California's pot farms could put this animal on the Endangered Species List

A rare West Coast carnivore is being poisoned by illegal growers, FWS officials say

Published October 7, 2014 3:34PM (EDT)

  (Holly Kuchera/Shutterstock)
(Holly Kuchera/Shutterstock)

A rare west coast mammal is up for Endangered Species protection thanks to the threat posed by California's illegal marijuana industry.

The fisher, a carnivorous cousin of the weasel found in the old-growth forests in California, Oregon and Washington is already rare, its numbers reduced by fur trappers and loggers going back to the 1800s, as well as by urban development. Only two naturally occurring wild populations exist, according to the Center for Biological Diversity: one is in the southern Sierra, and the other is in southern Oregon and Northern California. A third was reintroduced into Washington's Olympic National Park in 2008. But the motivation for the new level of protection, according to U.S. Fish and Wildlife Service officials, comes from the use of rat poison on marijuana plantations. Of 58 carcasses tested by one 2012 study, nearly 80 percent tested positive for traces of rodenticide.

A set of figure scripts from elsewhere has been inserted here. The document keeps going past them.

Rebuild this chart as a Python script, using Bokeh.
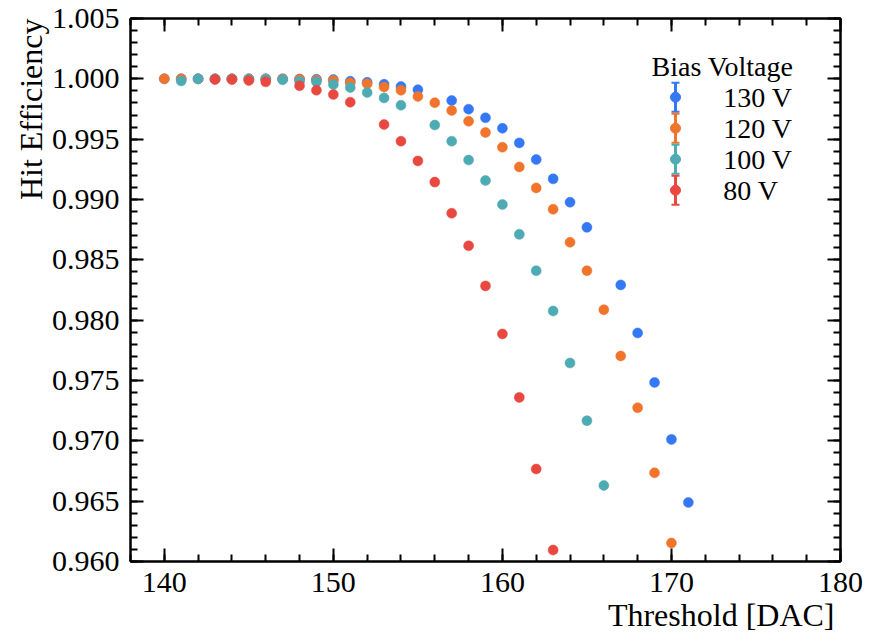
import numpy as np
from bokeh.plotting import figure
from bokeh.models import (Range1d, FixedTicker, PrintfTickFormatter, CustomJSTickFormatter,
                          LinearAxis, Title, Label)
from bokeh.embed import file_html
from bokeh.resources import INLINE

# ---------------- data ----------------
series_labels = ["130 V", "120 V", "100 V", "80 V"]
series_colors = ["#3478F6", "#F0742B", "#4EABB4", "#E84840"]

thr_130 = [140, 141, 142, 143, 144, 145, 146, 147, 148, 149, 150, 151, 152, 153, 154, 155,
           157, 158, 159, 160, 161, 162, 163, 164, 165, 167, 168, 169, 170, 171]
eff_130 = [1.0000, 1.0000, 1.0000, 1.0000, 1.0000, 1.0000, 1.0000, 1.0000, 0.99998, 0.99996,
           0.99994, 0.99980, 0.99971, 0.99955, 0.99936, 0.99910,
           0.99820, 0.99748, 0.99677, 0.99590, 0.99469, 0.99331, 0.99171, 0.98977, 0.98769,
           0.98292, 0.97894, 0.97484, 0.97012, 0.96489]

thr_120 = [140, 141, 142, 143, 144, 145, 146, 147, 148, 149, 150, 151, 152, 153, 154, 155,
           156, 157, 158, 159, 160, 161, 162, 163, 164, 165, 166, 167, 168, 169, 170]
eff_120 = [1.0000, 1.0000, 1.0000, 1.0000, 1.0000, 1.0000, 0.99999, 0.99999, 0.99997, 0.99990,
           0.99986, 0.99967, 0.99959, 0.99932, 0.99905, 0.99854,
           0.99802, 0.99737, 0.99648, 0.99555, 0.99433, 0.99270, 0.99096, 0.98919, 0.98645,
           0.98410, 0.98087, 0.97703, 0.97274, 0.96735, 0.96153]

thr_100 = [141, 142, 143, 144, 145, 146, 147, 148, 149, 150, 151, 152, 153, 154,
           156, 157, 158, 159, 160, 161, 162, 163, 164, 165, 166]
eff_100 = [0.99983, 1.0000, 0.99998, 0.99998, 0.99998, 0.99997, 0.99992, 0.99980, 0.99975,
           0.99953, 0.99928, 0.99886, 0.99842, 0.99781,
           0.99617, 0.99483, 0.99327, 0.99157, 0.98958, 0.98711, 0.98410, 0.98076, 0.97645,
           0.97167, 0.96630]

thr_80 = [143, 144, 145, 146, 148, 149, 150, 151, 153, 154, 155, 156, 157, 158, 159, 160,
          161, 162, 163]
eff_80 = [0.99994, 0.99994, 0.99986, 0.99975, 0.99942, 0.99905, 0.99870, 0.99806,
          0.99621, 0.99483, 0.99320, 0.99144, 0.98886, 0.98616, 0.98284, 0.97886,
          0.97360, 0.96766, 0.96095]

x_ticks = [140, 150, 160, 170, 180]
y_ticks = [0.960, 0.965, 0.970, 0.975, 0.980, 0.985, 0.990, 0.995, 1.000, 1.005]
x_label = "Threshold [DAC]"
y_label = "Hit Efficiency"
legend_title = "Bias Voltage"

# ---------------- figure ----------------
XS, XE = 138, 180
YS, YE = 0.960, 1.005
FONT = "Liberation Serif"

p = figure(frame_width=710, frame_height=543, output_backend="svg", toolbar_location=None,
           x_range=Range1d(XS, XE), y_range=Range1d(YS, YE),
           min_border_left=130, min_border_right=29, min_border_top=18, min_border_bottom=71)
p.xgrid.visible = False
p.ygrid.visible = False
p.outline_line_color = "black"
p.outline_line_width = 2
p.background_fill_color = "white"
p.border_fill_color = "white"

x_minor = list(np.arange(XS, XE + 0.5, 2))
y_minor = list(np.round(np.arange(YS, YE + 0.0005, 0.001), 3))
xticker = FixedTicker(ticks=x_ticks, minor_ticks=x_minor)
yticker = FixedTicker(ticks=y_ticks, minor_ticks=y_minor)

def style(ax):
    ax.axis_line_width = 2
    ax.axis_line_color = "black"
    ax.major_tick_in = 13
    ax.major_tick_out = 0
    ax.minor_tick_in = 7
    ax.minor_tick_out = 0
    ax.major_tick_line_width = 2
    ax.minor_tick_line_width = 2
    ax.major_tick_line_color = "black"
    ax.minor_tick_line_color = "black"
    ax.major_label_text_font = FONT
    ax.major_label_text_color = "black"

xa = p.xaxis[0]
ya = p.yaxis[0]
xa.ticker = xticker
ya.ticker = yticker
style(xa); style(ya)
xa.major_label_text_font_size = "30px"
ya.major_label_text_font_size = "30px"
xa.major_label_standoff = 11
ya.major_label_standoff = 11
ya.formatter = PrintfTickFormatter(format="%.3f")

blank = CustomJSTickFormatter(code="return ''")
top = LinearAxis(ticker=xticker, formatter=blank)
right = LinearAxis(ticker=yticker, formatter=blank)
for ax in (top, right):
    style(ax)
    ax.major_label_text_font_size = "1px"
    ax.major_label_standoff = 0
p.add_layout(top, "above")
p.add_layout(right, "right")

p.add_layout(Title(text=x_label, align="right", text_font=FONT, text_font_size="32px",
                   text_font_style="normal", text_color="black", standoff=0, offset=6), "below")
p.add_layout(Title(text=y_label, align="right", text_font=FONT, text_font_size="32px",
                   text_font_style="normal", text_color="black", standoff=0, offset=0), "left")

# ---------------- data points ----------------
all_x = [thr_130, thr_120, thr_100, thr_80]
all_y = [eff_130, eff_120, eff_100, eff_80]
for xv, yv, c in zip(all_x, all_y, series_colors):
    p.scatter(xv, yv, size=10, marker="circle", fill_color=c, line_color=c, line_width=0.5)

# ---------------- legend (error-bar style) ----------------
def fx(f): return XS + f * (XE - XS)
def fy(f): return YE - f * (YE - YS)

row0, row_step, half = 0.1449, 0.0571, 0.0267
gx = fx(0.7676)
for i, (lab, c) in enumerate(zip(series_labels, series_colors)):
    r = row0 + i * row_step
    p.segment(x0=[gx], y0=[fy(r - half)], x1=[gx], y1=[fy(r + half)], line_color=c, line_width=3)
    p.scatter([gx, gx], [fy(r - half), fy(r + half)], marker="dash", size=8, line_color=c, line_width=2)
    p.scatter([gx], [fy(r)], marker="circle", size=10, fill_color=c, line_color=c)
    p.add_layout(Label(x=fx(0.835), y=fy(r), text=lab, text_font=FONT, text_font_size="28px",
                       text_align="left", text_baseline="middle", text_color="black"))
p.add_layout(Label(x=fx(0.8338), y=fy(0.0893), text=legend_title, text_font=FONT,
                   text_font_size="28px", text_align="center", text_baseline="middle",
                   text_color="black"))

open("out.html", "w").write(file_html(p, INLINE))
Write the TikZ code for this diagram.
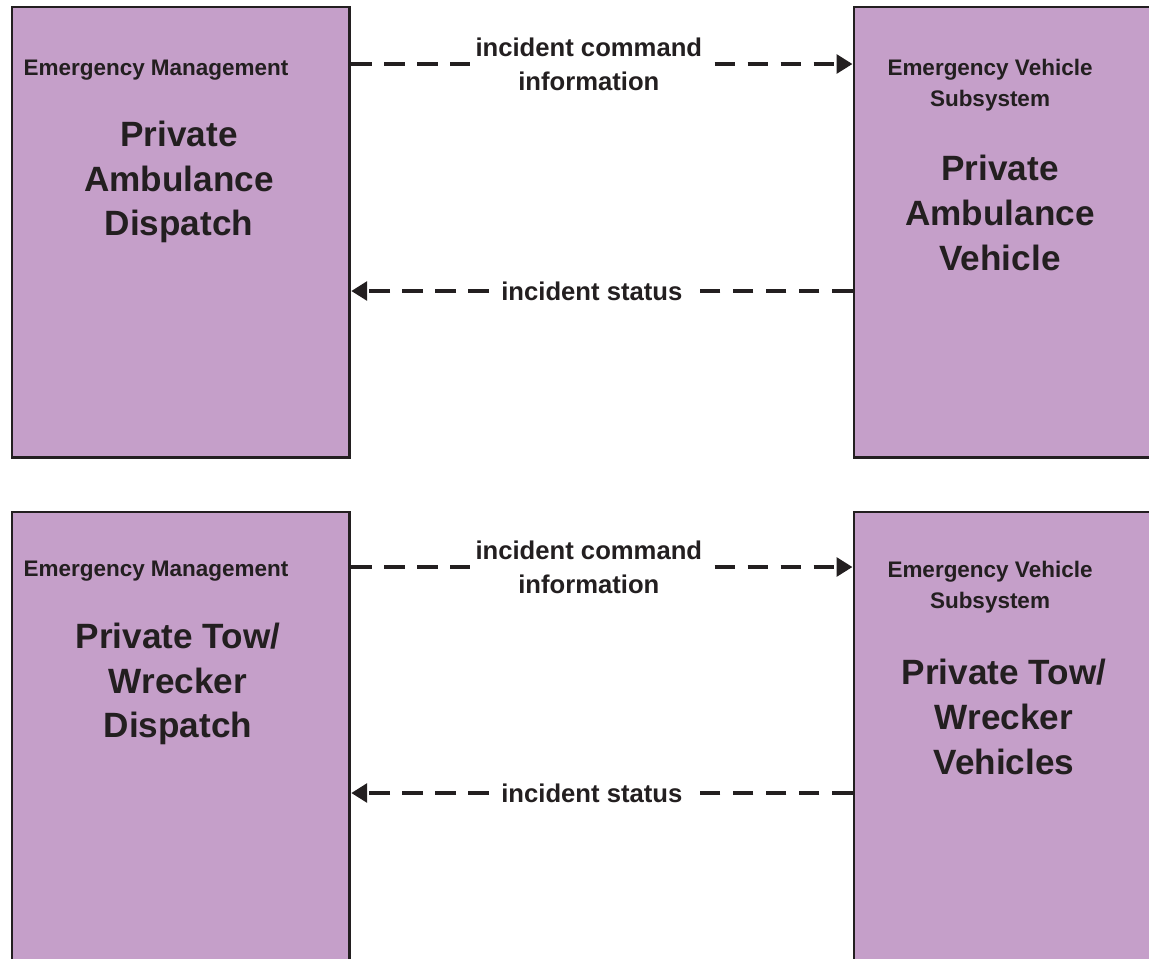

“It is an illegal activity so it’s not like we know a lot yet,” explained Paul Henson, state supervisor for the FWS in Oregon. “But we know it’s fairly widespread within the range of the fisher, because that’s also where a certain amount of the illegal cultivation occurring on public lands.”

Earlier this year, Mother Jones published an extensive feature on the environmental impact of unregulated pot farming, which included conversations with Mourad Gabriel, the wildlife ecologist who first identified the rat poison threat. The backlash was swift: Gabriel was accused of helping the federal government "greenwash the war on drugs," and someone poisoned and killed his dog. But between the threat to wildlife, and the strain the marijuana boom is putting on increasingly strained water resources, writer Josh Harkinson argued that regulating growers can be the best solution to a destructive industry that obviously isn't going away any time soon.

But that's not the only debate into which the fisher, whose protected status will be officially determined next year after a public comment period, is being drawn. "In addition to Endangered Species Act protection, the strong protections provided by the Northwest Forest Plan for old forest habitat need to be maintained, including on O&C lands,” Noah Greenwald, endangered species director at the Center for Biological Diversity, said in a statement. He's referring to public forest lands in western Oregon where officials have proposed new regulations that would allow an increase in logging. Henson disagreed that this is a problem, maintaining that the fisher can do just as well in managed forests.

In addition, Greenwald added, "the dangerous rodenticides being used by illegal marijuana growers that have poisoned fishers need to be completely banned.” Erin Williams, who oversaw the FWS analysis, told the Associated Press that regulations currently exist, but that they haven't prevented the poison's misuse.